Amazon Retail: The Rails of E-Commerce
Is e-commerce a good business? Can a company consistently ship ~$15 parcels with free delivery within 24 hours and make money? E-commerce profitability seems to be the center of the argument for AMZN sceptics we speak to. Investors question whether heavy investments in fulfilment centers will yield sufficient returns.
After interviewing an AMZN 3P seller, with 16 years experience scaling small brands and running AMZN 3P accounts for large Fortune 100 brands, we published our analysis exploring the history of AMZN’s Retail Marketplace Strategy, its underlying economics, and offer a new lens to view the business as Retail Infrastructure as a Service.

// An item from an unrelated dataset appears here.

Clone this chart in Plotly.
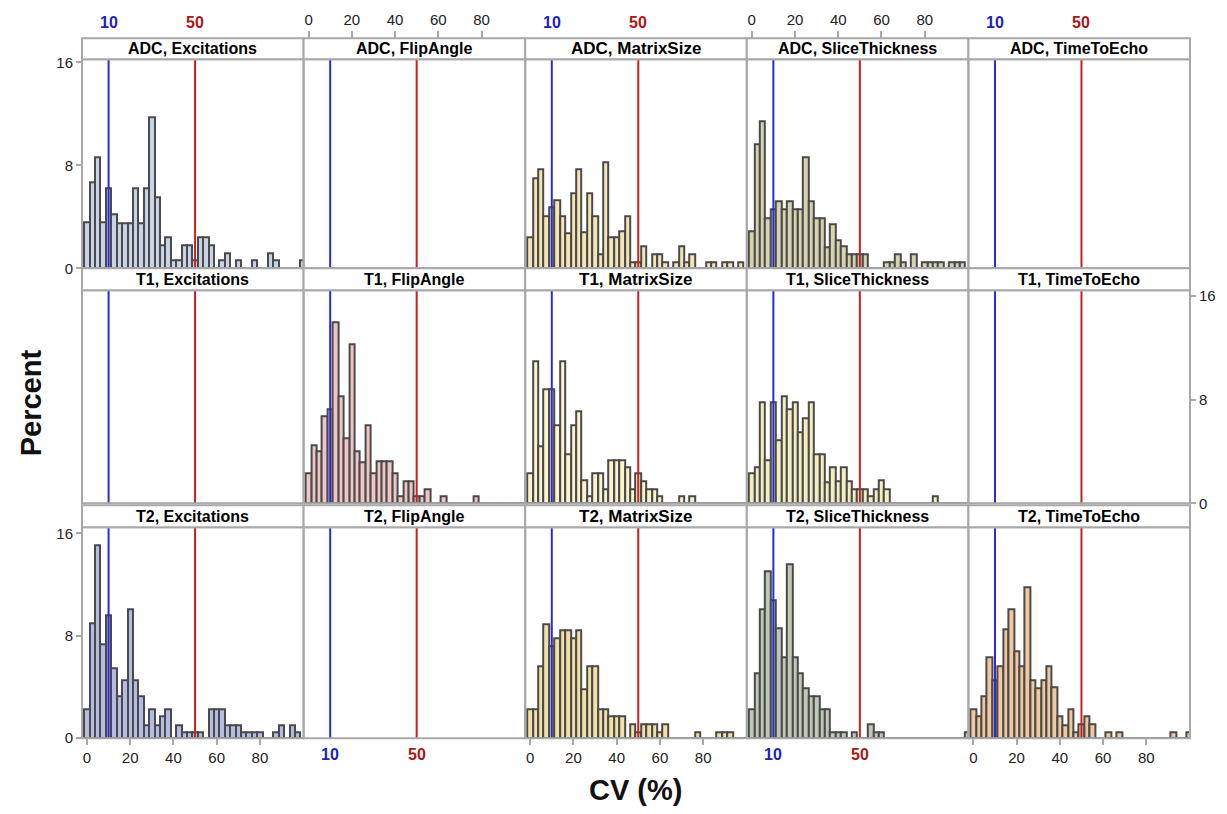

Over the last year, AMZN hasn’t been the only one struggling to make e-commerce profitable. Its sellers are too:
With Amazon FBA, it’s 15% listing fee, 15% FBA fee, plus your storage fees, plus various return fees and things like that; hidden fees. They raised the fees this year, in January, then they implemented a fuel surcharge, and then they just implemented a surcharge for the fourth quarter for warehouse expansion…so all these fees build up to the point where we have one client who was on FBA for years and we pulled them off FBA. They can actually build their own warehouse, staff it, handle their own pick, pack and ship for less money than they can with FBA. - 3P FBA Seller
FBA sellers can pay up to 60% of sales to AMZN. This excludes the product cost. A sellers’ COGS has to be below 35-45% of sales to earn money selling via FBA.
Bears argue this becomes self-selecting; 3P sellers can only afford to supply the higher-margin products and therefore leave lower-margin items for AMZN to sell 1P.